Some jurisdictions may look to adopt stricter standards when it comes to cryptocurrency transactions. The Financial Crimes Enforcement Network (FinCEN) in the United States, for example, proposed lowering the threshold at which businesses must follow the Travel Rule from $3000 to $250, which would have more than doubled the number of compliance events in the US. Again, in the summer of 2021, FinCEN doubled down on their focus by including cryptocurrency at the top of their priorities when it comes to preventing the financing of terrorism and money laundering. However, it’s not just the United States adopting a stricter stance on cryptocurrency regulations; around the globe governments
are shining a brighter spotlight on cryptocurrency transactions to curtail misuse by criminals.

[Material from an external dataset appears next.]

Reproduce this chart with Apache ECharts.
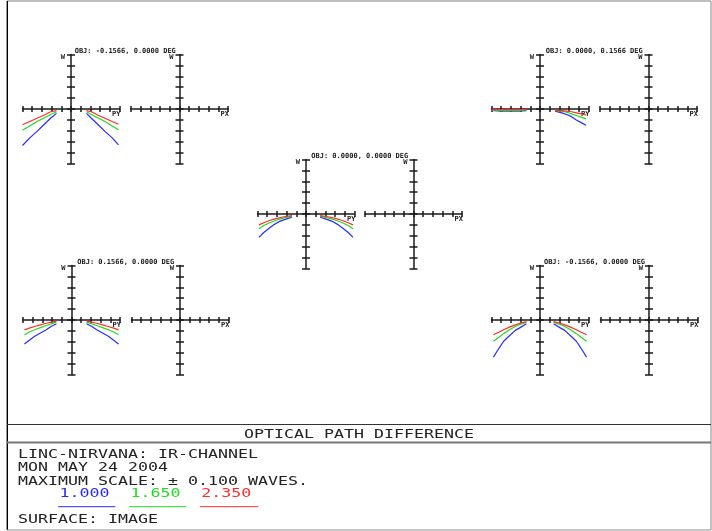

What Blockchain Analytics Are And Are Not

Blockchain analytics leverage the transparency and auditability inherent to blockchain’s design to identify transactions likely to have originated in illicit finance. Blockchain’s decentralized ledger technology represents an identity-less democratic system, operating by consensus, which protects against fraud and can enable the generation of digital wallets in a privacy-preserving manner. User account data that informs blockchain analytics is pseudonymized (where information that identifies a user is removed or replaced) by way of public and secret key pairs. So, while blockchain analytics can be used to identify fraudulent transactions, it does not identify the bad actors behind the fraud.

Without Blockchain Analytics Where Would We Be?

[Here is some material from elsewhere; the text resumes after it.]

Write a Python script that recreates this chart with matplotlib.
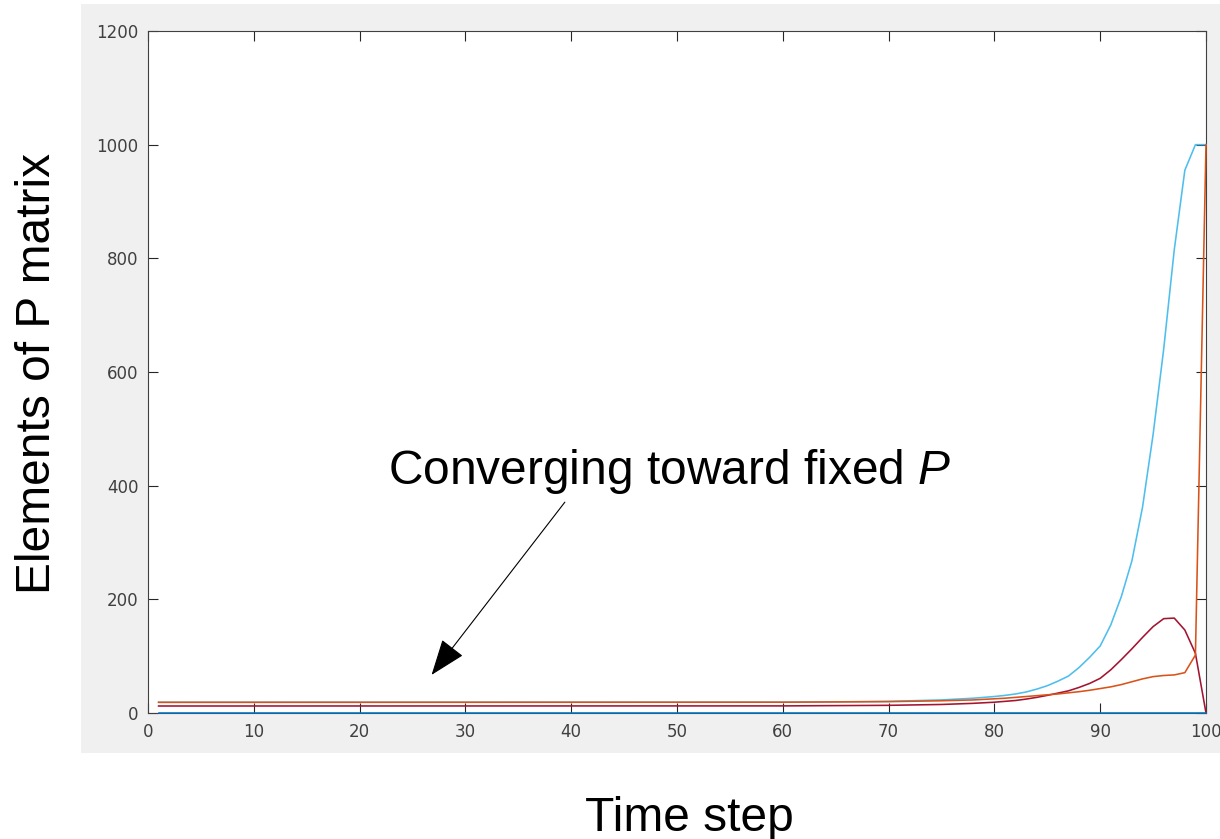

As cryptocurrency becomes increasingly mainstream and globally accepted, AML/CFT regulations will be applied to cryptocurrency transactions just as they are to fiat-based value transactions, and it will be that much more essential for companies transacting in cryptocurrencies to comply with these global standards and laws. Blockchain analytics and cryptocurrency intelligence are key to ensuring these companies can achieve the compliance standards necessary and safely conduct transactions to keep operating and continue the growth of the burgeoning crypto economy.